Vorrei sposarmi, un giorno. Il mio matrimonio me lo immagino al castello di Riomaggiore, celebrato da una regina queer. Esiste solo una ragione per cui sarei disposto a cambiare vita e città: l’amore. Per il resto la qualità di vita qui non ha pari al mondo.
Sogno anche un figlio con fecondazione assistita, ne ho parlato con la mia famiglia e sono d’accordo. E dire che la prima volta che i miei genitori si sono riferiti a un mio potenziale ‘compagno’ è stato quando avevo 42 anni. Qualche settimana fa.
L’ultima volta che sono sceso dal palcoscenico era il 2009, al teatro Sistina, a Roma. Ero il Conte Fersen nello spettacolo di Lady Oscar. La prima è stata al Sabato dello Zecchino d’oro, a sette anni. Ho sempre vissuto la vita sulle montagne russe, è solo ora che ho voglia di serenità davvero.

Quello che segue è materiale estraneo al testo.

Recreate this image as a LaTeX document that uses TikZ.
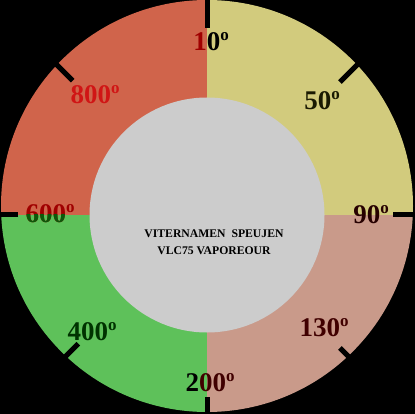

Bevo questo spritz solo per rendere più fluente la conversazione, per far cadere qualche freno inibitore.
Quello che considero il mio maggior successo è sicuramente il mio locale, il “Mamma mia”: dedicare un locale a Riomaggiore a un musical – e che musical – era una cosa inaudita. Fritto e musica latina, te lo immagini in paese? Eppure, le coppie sudamericane si fermavano a ballare fuori dal locale. Di natura, sono uno che si impone sempre in maniera molto forte, ma so anche quando è il caso di tornare indietro. Ho venduto il locale quando eravamo nel punto più alto, e l’ho venduto a dei cinesi – anche questo, a suo modo, qualcosa di inedito, nelle super autarchiche Cinque Terre.
Al di là degli incontri nel mio percorso artistico e professionale, non sarei la persona che sono senza mia madre.
Mia madre rappresenta per me l’emblema della forza, pur portando addosso la croce di una sofferenza vissuta in maniera cattolica, e quindi ineluttabile.
In vista di cosa, poi? Un’espiazione che – noi ce lo possiamo dire – non arriverà mai. Eppure, sempre concedendosi con un sorriso al mondo. Come me, come il loto dal fango.
Il giorno più significativo per me in questo luogo è stato l’8 agosto del 2013, quando organizzai l’evento “Briomaggiore”, che portò più di 1.400 persone in paese. A detta di tutti, fu la prima volta che si sentì nuovamente lo spirito della sagra dell’uva, tradizione poi fortunatamente recuperata dal paese. Non avevamo soldi, per cui decidemmo di abbellire tutti i portoni semplicemente con dei lenzuoli bianchi. Quando al mattino ho visto il paese interamente coperto di bianco, con anche i turisti che stendevano fazzoletti pur di sentirsi parte della festa, ho pianto come una vite tagliata.
L’ultima poesia del mio libro è dedicata a Riomaggiore. Non potrebbe essere diversamente: per me questo è stato il mio inizio, e non riesco a immaginare una fine che non contempli questo luogo”.